The military’s search and rescue forces from the Home Front Command said they were preparing to extract the body of the final missing person from the rubble at the site. The identity of the man has not yet been released.

On Friday rescue workers found the bodies of the fourth and fifth missing persons, which were buried under the sand and debris.

So far three of the six victims have been named as Oleg Yakubov (60) from Tel Aviv, Dennis Dyachenko (28), a foreign worker from Ukraine, and Ihad Ajhaj (34), a Palestinian from Bayt Rima, northwest of Ramallah.
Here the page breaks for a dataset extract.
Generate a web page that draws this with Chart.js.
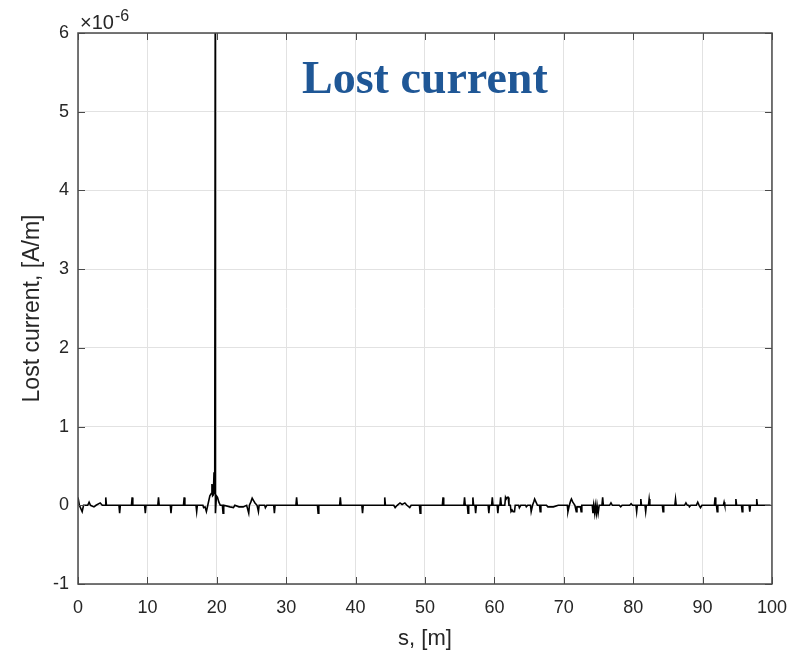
<!DOCTYPE html>
<html>
<head>
<meta charset="utf-8">
<script src="https://cdn.jsdelivr.net/npm/chart.js@4.4.1/dist/chart.umd.min.js"></script>
<style>
  html, body { margin: 0; padding: 0; background: #fff; }
  #wrap { width: 800px; height: 656px; }
</style>
</head>
<body>
<div id="wrap"><canvas id="lostChart" width="800" height="656"></canvas></div>
<script>
// s [m], lost current [x1e-6 A/m]
const lossTrace = [
  [0, 0.1], [0.2, 0], [0.6, -0.08], [0.8, 0], [1.4, 0], [1.6, 0.04], [1.8, 0], [2.3, -0.02], [2.6, 0],
  [3.2, 0.03], [3.5, 0], [3.9, 0], [4.0, 0.1], [4.1, 0],
  [5.9, 0], [6.0, -0.1], [6.1, 0], [7.7, 0], [7.8, 0.1], [7.9, 0], [9.6, 0], [9.7, -0.1], [9.8, 0],
  [11.5, 0], [11.6, 0.1], [11.7, 0], [13.3, 0], [13.4, -0.1], [13.5, 0], [15.2, 0], [15.3, 0.1], [15.4, 0],
  [17.0, 0], [17.1, -0.08], [17.2, 0], [18.0, 0], [18.1, -0.03], [18.3, -0.02], [18.5, -0.08], [18.7, 0],
  [19.0, 0.12], [19.2, 0.15], [19.3, 0.27], [19.4, 0.12], [19.5, 0.13], [19.6, 0.42], [19.7, 0.14],
  [19.77, 6.0], [19.8, -0.1], [19.95, 0.12], [20.1, 0.1], [20.3, 0.04], [20.5, 0],
  [20.8, 0], [20.9, -0.1], [21.0, 0], [21.9, -0.02], [22.4, -0.03], [22.6, 0], [23.2, -0.02], [23.8, -0.02],
  [24.3, 0], [24.6, -0.1], [24.7, 0], [24.9, 0.04], [25.1, 0.09], [25.3, 0.06], [25.5, 0.03], [25.8, 0],
  [26.0, -0.08], [26.1, 0], [26.9, 0], [27.0, -0.03], [27.2, 0], [28.2, 0], [28.3, -0.1], [28.4, 0],
  [31.4, 0], [31.5, 0.1], [31.6, 0], [34.5, 0], [34.6, -0.1], [34.7, 0], [37.7, 0], [37.8, 0.1], [37.9, 0],
  [40.9, 0], [41.0, -0.1], [41.1, 0], [44.1, 0], [44.2, 0.1], [44.3, 0],
  [45.5, 0], [45.7, -0.03], [46.0, 0], [46.4, 0.03], [46.7, 0.01], [47.1, 0.03], [47.4, 0], [47.8, -0.03], [48.0, 0],
  [49.2, 0], [49.3, -0.1], [49.4, 0], [52.5, 0], [52.6, 0.1], [52.7, 0],
  [55.6, 0], [55.7, 0.1], [55.8, 0], [56.1, 0], [56.2, -0.1], [56.3, 0], [56.8, 0], [56.9, 0.1], [57.0, 0],
  [57.2, 0], [57.3, -0.1], [57.4, 0], [59.1, 0], [59.2, -0.1], [59.3, 0], [59.6, 0], [59.7, 0.1], [59.8, 0],
  [60.4, 0], [60.5, -0.1], [60.6, 0], [60.8, 0], [60.9, 0.1], [61.0, 0],
  [61.5, 0], [61.6, 0.1], [61.7, 0.08], [61.85, 0.1], [62.0, 0.1], [62.1, 0],
  [62.3, 0], [62.4, -0.08], [62.55, -0.06], [62.7, -0.08], [62.9, -0.08], [63.0, 0],
  [63.5, 0], [63.6, -0.03], [63.8, 0], [64.5, 0], [64.6, -0.02], [64.8, 0],
  [65.2, 0], [65.3, -0.08], [65.5, 0], [65.7, 0.05], [65.8, 0.08], [65.95, 0.05], [66.2, 0],
  [66.5, 0], [66.6, -0.08], [66.7, 0], [67.5, 0], [67.7, -0.02], [68.5, -0.02], [69.2, 0],
  [70.5, 0], [70.6, -0.08], [70.8, 0], [71.0, 0.06], [71.1, 0.08], [71.3, 0.04], [71.6, 0],
  [71.8, -0.08], [71.9, -0.02], [72.4, -0.02], [72.5, -0.08], [72.6, 0],
  [74.1, 0], [74.2, -0.1], [74.3, 0], [74.45, -0.1], [74.55, 0], [74.7, -0.1], [74.8, 0], [74.95, -0.1], [75.1, 0],
  [75.5, 0], [75.6, 0.1], [75.7, 0],
  [76.6, 0], [76.8, 0.03], [77.0, 0], [78.0, 0], [78.2, -0.02], [78.4, 0], [79.5, 0], [79.7, 0.02], [79.9, 0],
  [80.4, 0], [80.5, -0.08], [80.6, 0], [81.0, 0], [81.1, 0.08], [81.2, 0], [81.7, 0], [81.8, -0.08], [81.9, 0],
  [82.2, 0], [82.3, 0.08], [82.4, 0],
  [84.2, 0], [84.3, -0.08], [84.4, 0], [86.0, 0], [86.1, 0.08], [86.2, 0],
  [87.4, 0], [87.6, 0.03], [87.8, 0], [88.0, 0], [88.1, -0.02], [88.3, 0],
  [89.1, 0], [89.3, 0.04], [89.5, 0], [89.7, -0.03], [89.9, 0],
  [91.7, 0], [91.8, 0.1], [91.9, 0], [92.0, 0], [92.1, -0.08], [92.2, 0], [93.0, 0], [93.1, 0.04], [93.2, 0],
  [94.7, 0], [94.8, 0.08], [94.9, 0], [95.6, 0], [95.7, -0.08], [95.8, 0], [96.7, 0], [96.8, -0.08], [96.9, 0],
  [97.7, 0], [97.8, 0.08], [97.9, 0], [99.8, 0]
];

const xTicks = [0, 10, 20, 30, 40, 50, 60, 70, 80, 90, 100];
const yTicks = [-1, 0, 1, 2, 3, 4, 5, 6];

const tickFont = { family: 'Liberation Sans, Arial, sans-serif', size: 18 };
const axisColor = '#4a4a4a';

// MATLAB-like box, inward ticks, exponent and heading
const matlabAxes = {
    id: 'matlabAxes',
    afterDraw(chart) {
        const ctx = chart.ctx;
        const a = chart.chartArea;
        const xs = chart.scales.x, ys = chart.scales.y;
        ctx.save();
        ctx.strokeStyle = axisColor;
        ctx.lineWidth = 1.5;
        ctx.strokeRect(a.left, a.top, a.right - a.left, a.bottom - a.top);
        ctx.lineWidth = 1;
        ctx.beginPath();
        xTicks.forEach(v => {
            const px = Math.round(xs.getPixelForValue(v)) + 0.5;
            ctx.moveTo(px, a.bottom); ctx.lineTo(px, a.bottom - 7);
            ctx.moveTo(px, a.top); ctx.lineTo(px, a.top + 7);
        });
        yTicks.forEach(v => {
            const py = Math.round(ys.getPixelForValue(v)) + 0.5;
            ctx.moveTo(a.left, py); ctx.lineTo(a.left + 7, py);
            ctx.moveTo(a.right, py); ctx.lineTo(a.right - 7, py);
        });
        ctx.stroke();

        // x10^-6 multiplier
        ctx.fillStyle = '#262626';
        ctx.textBaseline = 'alphabetic';
        ctx.textAlign = 'left';
        ctx.font = '20px Liberation Sans, Arial, sans-serif';
        ctx.fillText('\u00d710', a.left + 2, 29);
        const w = ctx.measureText('\u00d710').width;
        ctx.font = '16px Liberation Sans, Arial, sans-serif';
        ctx.fillText('-6', a.left + 3 + w, 21);

        // heading
        ctx.fillStyle = '#1f5796';
        ctx.font = 'bold 46px Liberation Serif, Times New Roman, serif';
        ctx.fillText('Lost current', 302, 93);
        ctx.restore();
    }
};

new Chart(document.getElementById('lostChart').getContext('2d'), {
    type: 'line',
    data: {
        datasets: [{
            label: 'Lost current',
            data: lossTrace.map(p => ({ x: p[0], y: p[1] })),
            borderColor: '#000',
            borderWidth: 1.6,
            pointRadius: 0,
            tension: 0,
            fill: false
        }]
    },
    options: {
        responsive: false,
        devicePixelRatio: 1,
        animation: false,
        layout: { padding: { top: 33, right: 27, left: 0, bottom: 0 } },
        plugins: {
            legend: { display: false },
            tooltip: { enabled: false }
        },
        scales: {
            x: {
                type: 'linear',
                min: 0,
                max: 100,
                afterBuildTicks: s => { s.ticks = xTicks.map(v => ({ value: v })); },
                afterFit: s => { s.height = 72; },
                grid: { color: '#e2e2e2', lineWidth: 1, drawTicks: false },
                border: { display: false },
                ticks: { font: tickFont, color: '#262626', padding: 13, maxRotation: 0 },
                title: {
                    display: true,
                    text: 's, [m]',
                    font: { family: 'Liberation Sans, Arial, sans-serif', size: 22 },
                    color: '#262626',
                    padding: { top: 0, bottom: 4 }
                }
            },
            y: {
                type: 'linear',
                min: -1,
                max: 6,
                afterBuildTicks: s => { s.ticks = yTicks.map(v => ({ value: v })); },
                afterFit: s => { s.width = 78; },
                grid: { color: '#e2e2e2', lineWidth: 1, drawTicks: false },
                border: { display: false },
                ticks: { font: tickFont, color: '#262626', padding: 9 },
                title: {
                    display: true,
                    text: 'Lost current, [A/m]',
                    font: { family: 'Liberation Sans, Arial, sans-serif', size: 23 },
                    color: '#262626',
                    padding: { top: 19, bottom: 0 }
                }
            }
        }
    },
    plugins: [matlabAxes]
});
</script>
</body>
</html>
The Knesset’s Labor, Welfare, and Health Committee on Thursday summoned representatives from the Danya Cebus construction company, various government ministries and police to address the fatal collapse in the Ramat Hahayal neighborhood.

The construction site was inspected in June and was not found to pose “significant” safety hazards, and the collapse was the result of an engineering failure, the panel heard.

Galina Yakubov, whose husband Oleg Yakubov was killed in the collapse of a garage in Ramat Hahayal, talks to the media at her Tel Aviv home on September 7, 2016. (screen capture: Channel 2)
Galina Yakubov, whose husband Oleg Yakubov was killed in the collapse of a garage in Ramat Hahayal, talks to the media at her Tel Aviv home on September 7, 2016. (screen capture: Channel 2)

Varda Edwards, the head of the Economy Ministry’s Israel Institute for Occupational Safety and Hygiene, said the site of the garage complex — which was nearing completion — was not found to have “significant flaws” when it was inspected in June.

“There were no significant flaws,” she told the Knesset committee, describing it overall as a “relatively good inspection.”

Echoing Edwards, the chairman of the Danya Cebus company insisted the building site complied with government safety standards.

“It’s not an issue of safety,” said Ronen Ginsburg, adding that an engineer had supervised the project. “It was an engineering failure.”

Ginsburg vowed his company would cooperate fully with a police investigation into the collapse. “We won’t conceal anything and we will hand over all the materials needed for the investigation.”

Details of the investigation remained under a gag order on Friday.